Unknown Sketches from an Island 1

First things first: the "unknown" artist here is Englishman Mark Barrott, proprietor of International Feel, and the island in question is Ibiza, Barrott's new home after a stint in Uruguay. Although he once had a full-fledged career in drum & bass as Future Loop Foundation, Barrott had been laying low as a producer until this year, when he re-emerged with The Sonic Aesthetic, a project that deals in mellow, acidic disco-house. This 12", meanwhile, represents a less floor-oriented, wholly chilled-out take on the ever-nebulous Balearic idea.
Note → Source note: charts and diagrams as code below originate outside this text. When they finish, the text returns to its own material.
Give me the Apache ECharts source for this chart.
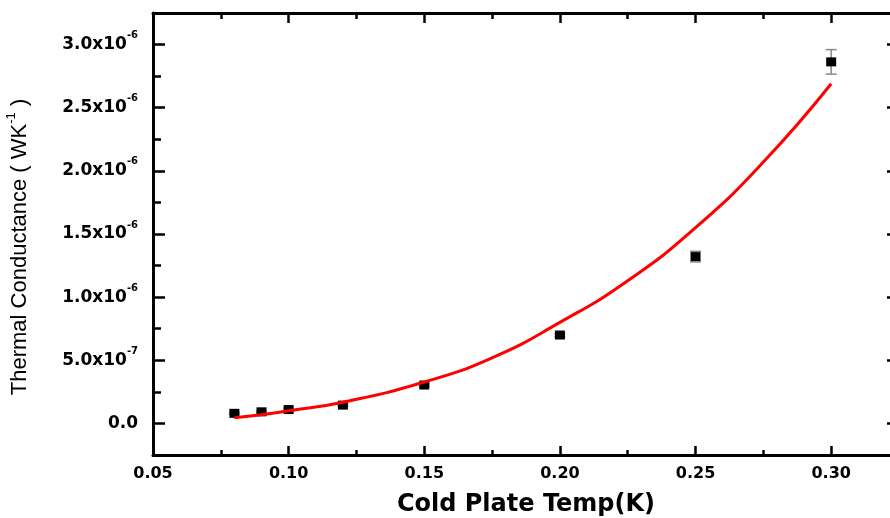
<!DOCTYPE html>
<html>
<head>
<meta charset="utf-8">
<script src="https://cdn.jsdelivr.net/npm/echarts@6/dist/echarts.min.js"></script>
<style>html,body{margin:0;padding:0;background:#fff}#c{width:890px;height:518px}</style>
</head>
<body>
<div id="c"></div>
<script>
// Measured data (Cold plate temperature in K, thermal conductance in W/K)
var tempK = [0.08, 0.09, 0.10, 0.12, 0.15, 0.20, 0.25, 0.30];
var conductance = [0.080e-6, 0.092e-6, 0.110e-6, 0.145e-6, 0.304e-6, 0.700e-6, 1.321e-6, 2.863e-6];
var conductanceErr = [0.008e-6, 0.008e-6, 0.008e-6, 0.008e-6, 0.01e-6, 0.012e-6, 0.042e-6, 0.097e-6];
// Fit curve
var fitTemp = [0.08, 0.09, 0.10, 0.12, 0.15, 0.175, 0.20, 0.225, 0.25, 0.275, 0.30];
var fitG = [0.045e-6, 0.068e-6, 0.100e-6, 0.168e-6, 0.328e-6, 0.520e-6, 0.800e-6, 1.130e-6, 1.550e-6, 2.070e-6, 2.690e-6];
// Axis ticks
var xMajorTicks = [0.05, 0.10, 0.15, 0.20, 0.25, 0.30];
var xMinorTicks = [0.075, 0.125, 0.175, 0.225, 0.275];
var yMajorTicks = [0, 0.5e-6, 1.0e-6, 1.5e-6, 2.0e-6, 2.5e-6, 3.0e-6];
var yMinorTicks = [0.25e-6, 0.75e-6, 1.25e-6, 1.75e-6, 2.25e-6, 2.75e-6];
var xMin = 0.05, xMax = 0.325, yMin = -0.25e-6, yMax = 3.25e-6;

var chart = echarts.init(document.getElementById('c'), null, {renderer: 'canvas'});

function yFmt(v) {
  if (Math.abs(v) < 1e-15) return '0.0';
  var e = Math.floor(Math.log10(Math.abs(v)) + 1e-9);
  var m = v / Math.pow(10, e);
  return m.toFixed(1) + 'x10{sup|' + e + '}';
}

var lineStyle = {color: '#000', width: 3};
function xAx(pos, ticks, len, showLine, showLabel) {
  return {
    type: 'value', position: pos, min: xMin, max: xMax, gridIndex: 0,
    axisLine: {show: showLine, onZero: false, lineStyle: lineStyle},
    axisTick: {show: true, inside: true, length: len, customValues: ticks, lineStyle: {color: '#000', width: 2.5}},
    axisLabel: showLabel ? {
      show: true, customValues: ticks, margin: 11,
      fontFamily: 'DejaVu Sans', fontWeight: 'bold', fontSize: 16, color: '#000',
      formatter: function (v) { return v.toFixed(2); }
    } : {show: false},
    splitLine: {show: false}
  };
}
function yAx(pos, ticks, len, showLine, showLabel) {
  return {
    type: 'value', position: pos, min: yMin, max: yMax, gridIndex: 0,
    axisLine: {show: showLine, onZero: false, lineStyle: lineStyle},
    axisTick: {show: true, inside: true, length: len, customValues: ticks, lineStyle: {color: '#000', width: 2.5}},
    axisLabel: showLabel ? {
      show: true, customValues: ticks, margin: 15,
      fontFamily: 'DejaVu Sans', fontWeight: 'bold', fontSize: 17, color: '#000', lineHeight: 28,
      formatter: yFmt,
      rich: {
        sup: {fontFamily: 'DejaVu Sans', fontWeight: 'bold', fontSize: 10, color: '#000', lineHeight: 11, verticalAlign: 'top'}
      }
    } : {show: false},
    splitLine: {show: false}
  };
}

var xAxes = [xAx('bottom', xMajorTicks, 9, true, true), xAx('bottom', xMinorTicks, 5, false, false),
             xAx('top', xMajorTicks, 10, true, false), xAx('top', xMinorTicks, 6, false, false)];
xAxes[0].name = 'Cold Plate Temp(K)';
xAxes[0].nameLocation = 'middle';
xAxes[0].nameGap = 38;
xAxes[0].nameTextStyle = {fontFamily: 'DejaVu Sans', fontWeight: 'bold', fontSize: 24, color: '#000'};

var yAxes = [yAx('left', yMajorTicks, 12, true, true), yAx('left', yMinorTicks, 8, false, false),
             yAx('right', yMajorTicks, 12, true, false), yAx('right', yMinorTicks, 8, false, false)];
yAxes[0].name = 'Thermal Conductance ( WK{sup|-1} )';
yAxes[0].nameLocation = 'middle';
yAxes[0].nameGap = 118;
yAxes[0].nameTextStyle = {
  fontFamily: 'Liberation Sans', fontSize: 22, color: '#000', lineHeight: 30,
  padding: [0, 26, 0, 0],
  rich: {sup: {fontFamily: 'Liberation Sans', fontSize: 13, color: '#000', lineHeight: 14, verticalAlign: 'top'}}
};

var scatterData = tempK.map(function (t, i) { return [t, conductance[i]]; });
var errData = tempK.map(function (t, i) { return [t, conductance[i] - conductanceErr[i], conductance[i] + conductanceErr[i]]; });
var fitData = fitTemp.map(function (t, i) { return [t, fitG[i]]; });

chart.setOption({
  animation: false,
  backgroundColor: '#fff',
  grid: {left: 153, top: 13, bottom: 63, right: -9, containLabel: false, outerBoundsMode: 'none'},
  xAxis: xAxes,
  yAxis: yAxes,
  series: [
    {
      type: 'custom', xAxisIndex: 0, yAxisIndex: 0, z: 2,
      data: errData,
      renderItem: function (params, api) {
        var x = api.value(0);
        var lo = api.coord([x, api.value(1)]);
        var hi = api.coord([x, api.value(2)]);
        var hw = 5.5;
        var st = {stroke: '#888', lineWidth: 1.5};
        return {type: 'group', children: [
          {type: 'line', shape: {x1: lo[0], y1: lo[1], x2: hi[0], y2: hi[1]}, style: st},
          {type: 'line', shape: {x1: lo[0] - hw, y1: lo[1], x2: lo[0] + hw, y2: lo[1]}, style: st},
          {type: 'line', shape: {x1: hi[0] - hw, y1: hi[1], x2: hi[0] + hw, y2: hi[1]}, style: st}
        ]};
      }
    },
    {
      type: 'scatter', xAxisIndex: 0, yAxisIndex: 0, z: 3,
      symbol: 'rect', symbolSize: [10, 9],
      itemStyle: {color: '#000', opacity: 1},
      data: scatterData
    },
    {
      type: 'line', xAxisIndex: 0, yAxisIndex: 0, z: 4,
      smooth: true, showSymbol: false, symbol: 'none',
      lineStyle: {color: '#ff0000', width: 3},
      data: fitData
    }
  ]
});
</script>
</body>
</html>
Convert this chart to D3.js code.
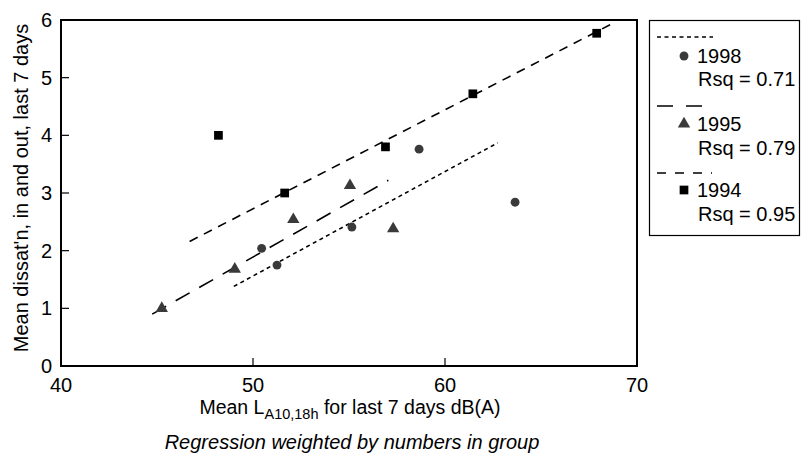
<!DOCTYPE html>
<html><head><meta charset="utf-8">
<script src="https://cdn.jsdelivr.net/npm/d3@7"></script>
<style>
body{margin:0;background:#fff;}
text{font-family:"Liberation Sans",Arial,sans-serif;}
</style></head>
<body>
<svg id="chart" width="801" height="455"></svg>
<script>
// Data
const xTicks = [40, 50, 60, 70];
const yTicks = [0, 1, 2, 3, 4, 5, 6];
const series1998 = [[50.45,2.04],[51.25,1.75],[55.15,2.41],[58.65,3.76],[63.65,2.84]];
const series1995 = [[45.25,1.0],[49.05,1.68],[52.1,2.54],[55.05,3.13],[57.3,2.38]];
const series1994 = [[48.2,4.0],[51.65,3.0],[56.9,3.8],[61.45,4.72],[67.9,5.77]];
const fit1998 = [[49.0,1.38],[62.75,3.87]];
const fit1995 = [[44.75,0.90],[57.05,3.22]];
const fit1994 = [[46.7,2.16],[68.9,5.97]];
const legendYears = ["1998","1995","1994"];
const legendRsq = ["Rsq = 0.71","Rsq = 0.79","Rsq = 0.95"];

const svg = d3.select("#chart");
const L=61, R=637, T=20, B=366;
const x = d3.scaleLinear().domain([40,70]).range([L,R]);
const y = d3.scaleLinear().domain([0,6]).range([B,T]);

// frame
svg.append("rect").attr("x",L).attr("y",T).attr("width",R-L).attr("height",B-T)
  .attr("fill","none").attr("stroke","#000").attr("stroke-width",2);

// ticks (inward)
svg.append("g").selectAll("line").data(xTicks.filter(d=>d>40&&d<70)).join("line")
  .attr("x1",d=>x(d)).attr("x2",d=>x(d)).attr("y1",B).attr("y2",B-8)
  .attr("stroke","#000").attr("stroke-width",1.2);
svg.append("g").selectAll("line").data(yTicks.filter(d=>d>0&&d<6)).join("line")
  .attr("x1",L).attr("x2",L+8).attr("y1",d=>y(d)).attr("y2",d=>y(d))
  .attr("stroke","#000").attr("stroke-width",1.2);

// tick labels
svg.append("g").selectAll("text").data(xTicks).join("text")
  .attr("x",d=>x(d)).attr("y",392).attr("text-anchor","middle")
  .attr("font-size",20).text(d=>d);
svg.append("g").selectAll("text").data(yTicks).join("text")
  .attr("x",52).attr("y",d=>y(d)+7).attr("text-anchor","end")
  .attr("font-size",20).text(d=>d);

// regression lines
const line = d3.line().x(d=>x(d[0])).y(d=>y(d[1]));
const styles = {
  d1998:"4,3.5",
  d1995:"16,11",
  d1994:"9,7"
};
svg.append("path").attr("d",line(fit1998)).attr("stroke","#000").attr("stroke-width",1.6).attr("fill","none").attr("stroke-dasharray",styles.d1998);
svg.append("path").attr("d",line(fit1995)).attr("stroke","#000").attr("stroke-width",1.6).attr("fill","none").attr("stroke-dasharray",styles.d1995);
svg.append("path").attr("d",line(fit1994)).attr("stroke","#000").attr("stroke-width",1.6).attr("fill","none").attr("stroke-dasharray",styles.d1994);

// markers
const circ = d3.symbol().type(d3.symbolCircle).size(62);
const tri = d3.symbol().type(d3.symbolTriangle).size(66);
const sq = d3.symbol().type(d3.symbolSquare).size(76);
svg.append("g").selectAll("path").data(series1998).join("path")
  .attr("transform",d=>`translate(${x(d[0])},${y(d[1])})`).attr("d",circ).attr("fill","#3a3a3a");
svg.append("g").selectAll("path").data(series1995).join("path")
  .attr("transform",d=>`translate(${x(d[0])},${y(d[1])})`).attr("d",tri).attr("fill","#3a3a3a");
svg.append("g").selectAll("path").data(series1994).join("path")
  .attr("transform",d=>`translate(${x(d[0])},${y(d[1])})`).attr("d",sq).attr("fill","#000");

// axis titles
const xt = svg.append("text").attr("x",350).attr("y",414).attr("text-anchor","middle").attr("font-size",19.5);
xt.append("tspan").text("Mean L");
xt.append("tspan").attr("font-size",14.5).attr("dy",5).text("A10,18h");
xt.append("tspan").attr("dy",-5).text(" for last 7 days dB(A)");

svg.append("text").attr("transform","translate(28,188) rotate(-90)")
  .attr("text-anchor","middle").attr("font-size",20).text("Mean dissat'n, in and out, last 7 days");

svg.append("text").attr("x",352).attr("y",449).attr("text-anchor","middle")
  .attr("font-size",20).attr("font-style","italic").text("Regression weighted by numbers in group");

// legend
const lg = svg.append("g");
lg.append("rect").attr("x",649.5).attr("y",20.5).attr("width",150).attr("height",215)
  .attr("fill","#fff").attr("stroke","#000").attr("stroke-width",1.2);
const legDash = [styles.d1998, "16,13", "9,9"];
const legX2 = [713, 706, 712];
const legSym = [circ, tri, sq];
const legFill = ["#3a3a3a","#3a3a3a","#000"];
const legY = [37, 106, 173];
const yrBase = [63, 131, 197];
const rsqBase = [86, 155, 221];
legendYears.forEach((yr,i)=>{
  const y0 = legY[i];
  lg.append("line").attr("x1",657).attr("x2",legX2[i]).attr("y1",y0).attr("y2",y0)
    .attr("stroke","#000").attr("stroke-width",1.4).attr("stroke-dasharray",legDash[i]);
  lg.append("path").attr("transform",`translate(${684},${yrBase[i]-7})`).attr("d",legSym[i]).attr("fill",legFill[i]);
  lg.append("text").attr("x",697).attr("y",yrBase[i]).attr("font-size",20).text(yr);
  lg.append("text").attr("x",698).attr("y",rsqBase[i]).attr("font-size",20).text(legendRsq[i]);
});
</script>
</body></html>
It's fitting that Barrott calls these tracks sketches—judging by their old-school musicianship and simple use of repetition, they could very well be edits. This review will give him the benefit of the doubt, however. A track like "Baby Come Home," with its lighthearted but expertly wrought boogie framework and free-flowing flute melody, might induce some nostalgia for a time when music's barriers of entry were more than a cracked version of Ableton. Such a serene vibe is not easy to conjure, much less prolong, and perhaps this is why the track briefly does its thing and fades out. More contemplative but no less optimistic is "Dr Nimm's Garden of Intrigue & Delight," which builds gamelan-ish percussion and loose synthetic motifs around a pokey bassline as the sounds of a tropical forest chirp and tweet in the background. This earthiness continues on "Island Life," the record's hushed finale, which moves the artist out of the garden and onto the beach under the stars. It's another meditative tangle between synthetic and organic elements; a lonely guitar twang becomes a soaring flute becomes glassy percussion patterns while subtle arpeggios patter in the background. These tracks might offer brief glimpses, but it's easy to picture them in the midst of a sun-dappled, never-ending mix by Phil Mison (or somebody like that) at Café del Mar during the days before Ibiza gained its current reputation (at least in terms of its club scene) as somewhat of a cesspool. Maybe Barrott is wishfully reminiscing, or maybe, living there now, he knows something the rest of us don't.